|
|
|
|
|
by kbp
3133 days ago
|
|
But when you talk about Perl stagnating and losing out to other languages, the languages it lost out to were Python and Ruby, which don't require any type notation. It also lost out to PHP, which has sigils, but they don't carry as much information: $foo just means foo is a variable. Perl didn't lose out to C++ and C#; they were never really competing in the same domain. In Perl, you write: my @list = (1, 2, 3);
Whereas in Perl's popular successors, Python and Ruby, you write: list = [1, 2, 3]
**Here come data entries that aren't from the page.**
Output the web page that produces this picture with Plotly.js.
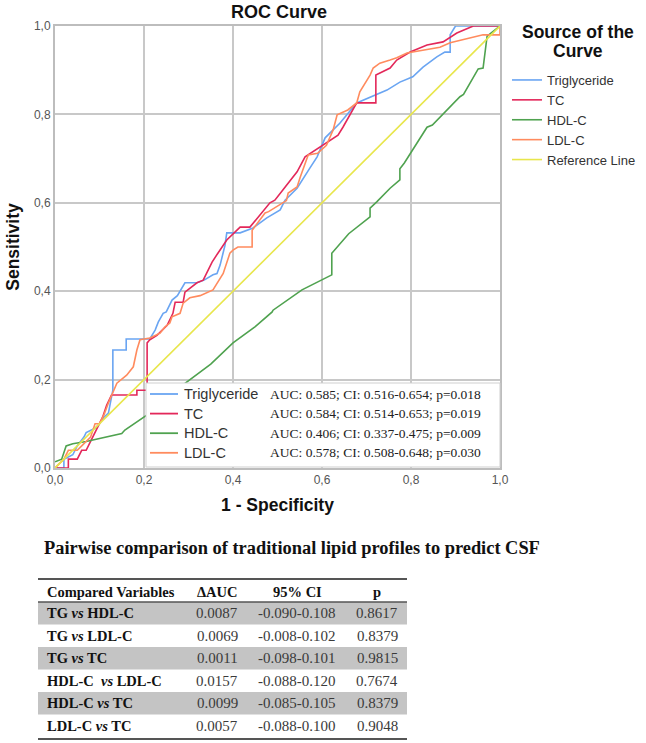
<!DOCTYPE html>
<html>
<head>
<meta charset="utf-8">
<script src="https://cdn.plot.ly/plotly-3.0.1.min.js"></script>
<style>html,body{margin:0;padding:0;background:#fff;}#chart{width:646px;height:743px;}</style>
</head>
<body>
<div id="chart"></div>
<script>
// ---- ROC curve data (1 - specificity, sensitivity) ----
const seriesNames = ['Triglyceride', 'TC', 'HDL-C', 'LDL-C'];

const tgX = [0, 0.02, 0.02, 0.04, 0.05, 0.065, 0.07, 0.09, 0.1, 0.11, 0.12, 0.125, 0.13, 0.13, 0.16, 0.16, 0.213, 0.225, 0.232, 0.243, 0.25, 0.263, 0.275, 0.292, 0.319, 0.335, 0.355, 0.364, 0.371, 0.382, 0.386, 0.416, 0.445, 0.476, 0.506, 0.517, 0.544, 0.573, 0.589, 0.607, 0.618, 0.64, 0.678, 0.723, 0.746, 0.775, 0.804, 0.827, 0.858, 0.876, 0.888, 0.888, 0.9, 1];
const tgY = [0, 0, 0.02, 0.03, 0.05, 0.07, 0.08, 0.09, 0.1, 0.115, 0.124, 0.15, 0.176, 0.267, 0.267, 0.292, 0.292, 0.312, 0.33, 0.35, 0.353, 0.38, 0.39, 0.419, 0.419, 0.425, 0.437, 0.44, 0.459, 0.504, 0.532, 0.532, 0.543, 0.566, 0.584, 0.606, 0.633, 0.679, 0.704, 0.747, 0.758, 0.78, 0.826, 0.844, 0.855, 0.873, 0.885, 0.907, 0.93, 0.941, 0.941, 0.98, 1, 1];

const tcX = [0, 0.03, 0.03, 0.05, 0.06, 0.07, 0.08, 0.09, 0.1, 0.107, 0.116, 0.124, 0.127, 0.184, 0.184, 0.207, 0.207, 0.213, 0.229, 0.252, 0.265, 0.27, 0.288, 0.292, 0.319, 0.333, 0.353, 0.366, 0.386, 0.416, 0.438, 0.483, 0.494, 0.512, 0.544, 0.562, 0.602, 0.636, 0.647, 0.678, 0.721, 0.721, 0.753, 0.768, 0.798, 0.836, 0.872, 0.903, 0.94, 1];
const tcY = [0, 0, 0.02, 0.02, 0.04, 0.04, 0.06, 0.08, 0.1, 0.115, 0.142, 0.161, 0.165, 0.165, 0.176, 0.176, 0.283, 0.29, 0.3, 0.323, 0.35, 0.375, 0.375, 0.398, 0.419, 0.425, 0.466, 0.486, 0.516, 0.545, 0.545, 0.6, 0.606, 0.629, 0.67, 0.704, 0.731, 0.753, 0.771, 0.826, 0.826, 0.889, 0.905, 0.923, 0.941, 0.957, 0.964, 0.984, 1, 1];

const hdlX = [0, 0.015, 0.025, 0.04, 0.07, 0.15, 0.157, 0.207, 0.25, 0.303, 0.326, 0.35, 0.4, 0.45, 0.488, 0.49, 0.555, 0.622, 0.622, 0.66, 0.708, 0.708, 0.723, 0.753, 0.775, 0.775, 0.785, 0.836, 0.848, 0.91, 0.918, 0.951, 0.962, 0.971, 1];
const hdlY = [0.014, 0.02, 0.05, 0.055, 0.06, 0.078, 0.086, 0.12, 0.16, 0.2, 0.217, 0.235, 0.283, 0.32, 0.353, 0.357, 0.403, 0.437, 0.486, 0.53, 0.568, 0.588, 0.602, 0.633, 0.652, 0.677, 0.69, 0.771, 0.776, 0.84, 0.845, 0.903, 0.905, 0.977, 1];

const ldlX = [0, 0.01, 0.02, 0.03, 0.05, 0.06, 0.07, 0.08, 0.09, 0.1, 0.11, 0.12, 0.139, 0.15, 0.161, 0.176, 0.184, 0.191, 0.213, 0.236, 0.247, 0.258, 0.263, 0.281, 0.288, 0.303, 0.326, 0.355, 0.378, 0.393, 0.4, 0.411, 0.443, 0.443, 0.472, 0.48, 0.51, 0.52, 0.524, 0.544, 0.551, 0.562, 0.569, 0.59, 0.61, 0.625, 0.634, 0.658, 0.678, 0.685, 0.708, 0.715, 0.73, 0.753, 0.768, 0.791, 0.827, 0.865, 0.888, 0.933, 0.962, 1, 1];
const ldlY = [0, 0.01, 0.02, 0.04, 0.04, 0.05, 0.06, 0.07, 0.1, 0.1, 0.12, 0.147, 0.192, 0.2, 0.21, 0.229, 0.267, 0.29, 0.294, 0.305, 0.319, 0.328, 0.342, 0.35, 0.373, 0.385, 0.39, 0.403, 0.44, 0.486, 0.493, 0.5, 0.5, 0.538, 0.577, 0.58, 0.6, 0.605, 0.622, 0.636, 0.658, 0.69, 0.708, 0.712, 0.73, 0.765, 0.799, 0.81, 0.826, 0.851, 0.889, 0.905, 0.916, 0.923, 0.928, 0.939, 0.946, 0.952, 0.962, 0.973, 0.98, 0.98, 1];

const refX = [0, 1];
const refY = [0, 1];

const aucLabels = [
  'AUC: 0.585; CI: 0.516-0.654; p=0.018',
  'AUC: 0.584; CI: 0.514-0.653; p=0.019',
  'AUC: 0.406; CI: 0.337-0.475; p=0.009',
  'AUC: 0.578; CI: 0.508-0.648; p=0.030'
];

// ---- pairwise comparison table ----
const tableTitle = 'Pairwise comparison of traditional lipid profiles to predict CSF';
const tableHeaders = ['Compared Variables', 'ΔAUC', '95% CI', 'p'];
const comparedVars = ['TG <i>vs</i> HDL-C', 'TG <i>vs</i> LDL-C', 'TG <i>vs</i> TC', 'HDL-C  <i>vs</i> LDL-C', 'HDL-C <i>vs</i> TC', 'LDL-C <i>vs</i> TC'];
const deltaAUC = ['0.0087', '0.0069', '0.0011', '0.0157', '0.0099', '0.0057'];
const ci95 = ['-0.090-0.108', '-0.008-0.102', '-0.098-0.101', '-0.088-0.120', '-0.085-0.105', '-0.088-0.100'];
const pVals = ['0.8617', '0.8379', '0.9815', '0.7674', '0.8379', '0.9048'];

// ---- styling ----
const colors = ['#6aa5f2', '#e3285a', '#4fa24f', '#ff8b5e'];
const refColor = '#e8e64c';
const W = 646, H = 743;
const px = v => v / W;
const py = v => (H - v) / H;
const SANS = 'Liberation Sans, Arial, sans-serif';
const SERIF = 'Liberation Serif, Times New Roman, serif';

const xs = [tgX, tcX, hdlX, ldlX];
const ys = [tgY, tcY, hdlY, ldlY];

const traces = [];
seriesNames.forEach((n, i) => {
  traces.push({
    type: 'scatter', mode: 'lines', x: xs[i], y: ys[i], name: n,
    line: {color: colors[i], width: 1.6}
  });
});
traces.push({
  type: 'scatter', mode: 'lines', x: refX, y: refY, name: 'Reference Line',
  line: {color: refColor, width: 1.6}
});

const annotations = [];
const shapes = [];

// in-plot AUC legend box
shapes.push({type: 'rect', xref: 'paper', yref: 'paper', x0: px(146), x1: px(500), y0: py(467), y1: py(383),
  fillcolor: '#ffffff', line: {color: '#cfcfcf', width: 1}, layer: 'above'});
seriesNames.forEach((n, i) => {
  const yc = 394 + i * 19.6;
  shapes.push({type: 'line', xref: 'paper', yref: 'paper', x0: px(150), x1: px(178), y0: py(yc), y1: py(yc),
    line: {color: colors[i], width: 1.8}, layer: 'above'});
  annotations.push({text: n, xref: 'paper', yref: 'paper', x: px(182), y: py(yc),
    xanchor: 'left', yanchor: 'middle', showarrow: false,
    font: {family: SANS, size: 14.5, color: '#333'}});
  annotations.push({text: aucLabels[i], xref: 'paper', yref: 'paper', x: px(268), y: py(yc),
    xanchor: 'left', yanchor: 'middle', showarrow: false,
    font: {family: SERIF, size: 13.5, color: '#222'}});
});

// right legend title
annotations.push({text: '<b>Source of the</b>', xref: 'paper', yref: 'paper', x: px(578), y: py(32),
  xanchor: 'center', yanchor: 'middle', showarrow: false, font: {family: SANS, size: 17.5, color: '#111'}});
annotations.push({text: '<b>Curve</b>', xref: 'paper', yref: 'paper', x: px(578), y: py(51),
  xanchor: 'center', yanchor: 'middle', showarrow: false, font: {family: SANS, size: 17.5, color: '#111'}});

// table title
annotations.push({text: '<b>' + tableTitle + '</b>', xref: 'paper', yref: 'paper',
  x: px(292), y: py(548), xanchor: 'center', yanchor: 'middle', showarrow: false,
  font: {family: SERIF, size: 18.4, color: '#111'}});

// table
const colX = [45, 217, 297, 377];
const colAnchor = ['left', 'center', 'center', 'center'];
const headerY = 591.5, rowTop = 602, rowH = 22.5;
tableHeaders.forEach((h, c) => {
  annotations.push({text: '<b>' + h + '</b>', xref: 'paper', yref: 'paper', x: px(colX[c]), y: py(headerY),
    xanchor: colAnchor[c], yanchor: 'middle', showarrow: false,
    font: {family: SERIF, size: 14.5, color: '#111'}});
});
const columns = [comparedVars, deltaAUC, ci95, pVals];
comparedVars.forEach((_, r) => {
  const top = rowTop + r * rowH;
  if (r % 2 === 0) {
    shapes.push({type: 'rect', xref: 'paper', yref: 'paper', x0: px(38), x1: px(407), y0: py(top + rowH), y1: py(top),
      fillcolor: '#c4c4c4', line: {width: 0}, layer: 'below'});
  }
  columns.forEach((col, c) => {
    annotations.push({text: c === 0 ? '<b>' + col[r] + '</b>' : col[r], xref: 'paper', yref: 'paper',
      x: px(colX[c]), y: py(top + rowH / 2), xanchor: colAnchor[c], yanchor: 'middle', showarrow: false,
      font: {family: SERIF, size: c === 0 ? 14.5 : 15, color: c === 0 ? '#111' : '#3a3a3a'}});
  });
});
[[579, 2], [602, 1.5], [739, 2]].forEach(([yy, w]) => {
  shapes.push({type: 'line', xref: 'paper', yref: 'paper', x0: px(38), x1: px(407), y0: py(yy), y1: py(yy),
    line: {color: '#555', width: w}});
});

const axisCommon = {
  range: [0, 1], tickvals: [0, 0.2, 0.4, 0.6, 0.8, 1], tickformat: '.1f',
  showgrid: true, gridcolor: '#c8c8c8', gridwidth: 2, zeroline: false,
  showline: true, linecolor: '#bdbdbd', linewidth: 2, mirror: true,
  ticks: '', fixedrange: true,
  tickfont: {family: SANS, size: 12, color: '#555'}
};

const layout = {
  width: W, height: H,
  margin: {l: 0, r: 0, t: 0, b: 0},
  paper_bgcolor: '#fff', plot_bgcolor: '#fff',
  separators: ', ',
  title: {text: '<b>ROC Curve</b>', x: px(279), xanchor: 'center', xref: 'paper',
          y: 1 - 12 / H, yref: 'container', yanchor: 'middle',
          font: {family: SANS, size: 18, color: '#111'}},
  xaxis: Object.assign({}, axisCommon, {
    domain: [px(55), px(500)], anchor: 'y',
    title: {text: '<b>1 - Specificity</b>', font: {family: SANS, size: 17.5, color: '#111'}, standoff: 12}
  }),
  yaxis: Object.assign({}, axisCommon, {
    domain: [py(468), py(26)], anchor: 'x',
    title: {text: '<b>Sensitivity</b>', font: {family: SANS, size: 17.5, color: '#111'}, standoff: 10}
  }),
  showlegend: true,
  legend: {
    x: px(507), y: py(65), xanchor: 'left', yanchor: 'top',
    font: {family: SANS, size: 13, color: '#333'}, bgcolor: 'rgba(0,0,0,0)', borderwidth: 0,
    itemwidth: 30
  },
  shapes: shapes,
  annotations: annotations
};

Plotly.newPlot('chart', traces, layout, {staticPlot: true, displayModeBar: false});
</script>
</body>
</html>
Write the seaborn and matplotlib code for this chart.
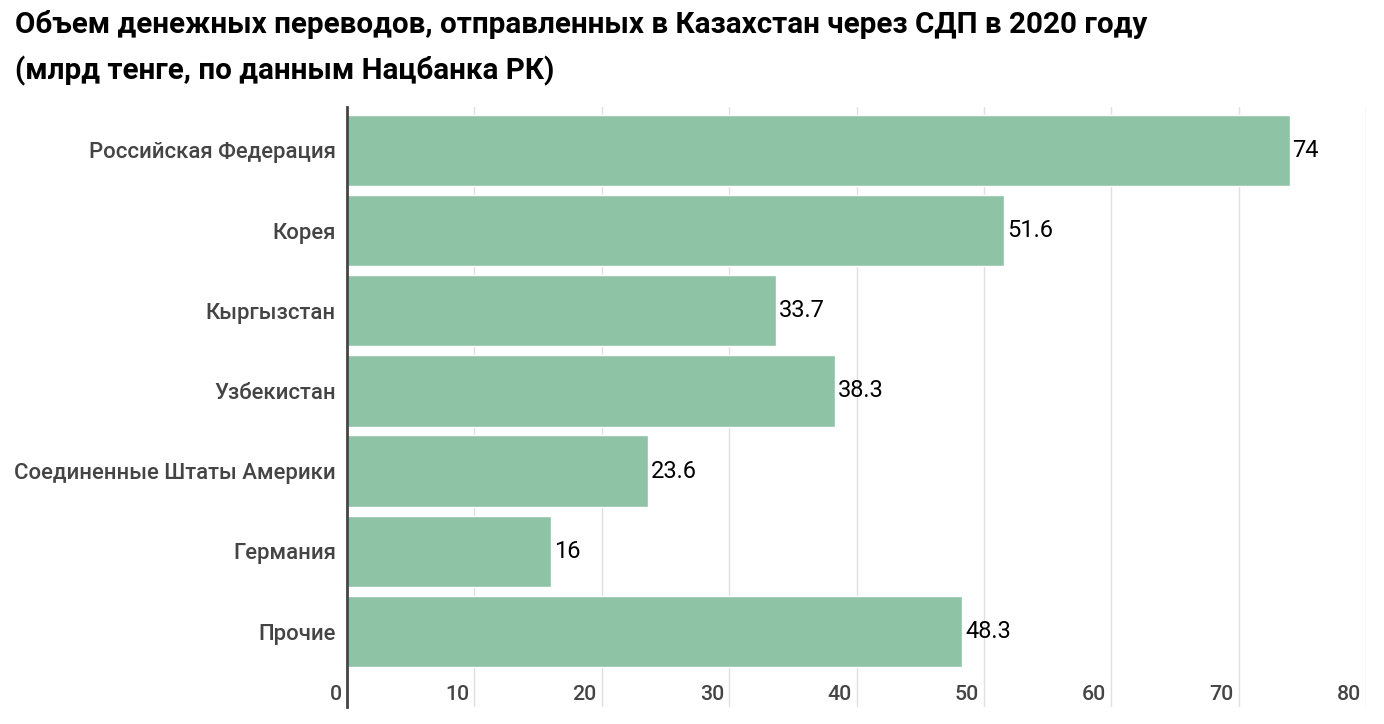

Saying the former lost out because the @ makes it unreadably terse is nonsense. |
|
Well, that's not what I claimed. I also wasn't really focused on "@%$" specifically but you had brought it up so went with it. (I get this weird feeling that I'm discussing with someone who's emotionally invested in Perl and he feels like I'm bashing Perl. Please let's us both stop this and make sure we're talking about Perl in a detached manner.)
Yes, strlen("my @list = (1, 2, 3)") is greater than strlen("list = [1, 2, 3]"). I wasn't talking about that. I was talking about things like strlen("@") < strlen("arraylist"). But... "C# doesn't compete with Perl!". Yes, that's true.
A realistic scenario where perceptions of "@" and "Arraylist" is compared would be a C# programmer working on an ASP.NET website or Javascript programmer working on Nodejs and then the company needs him to go fix an old website that was written in Perl ~15 years ago. The old Perl programmer left and C# programmer is stuck looking at Perl's "line noise". That irritated C# programmer then fills the Stackoverflow survey expressing his "dislike" of Perl. The C# and Javascript looked "readable" but Perl syntax such as "<>" looked like gibberish.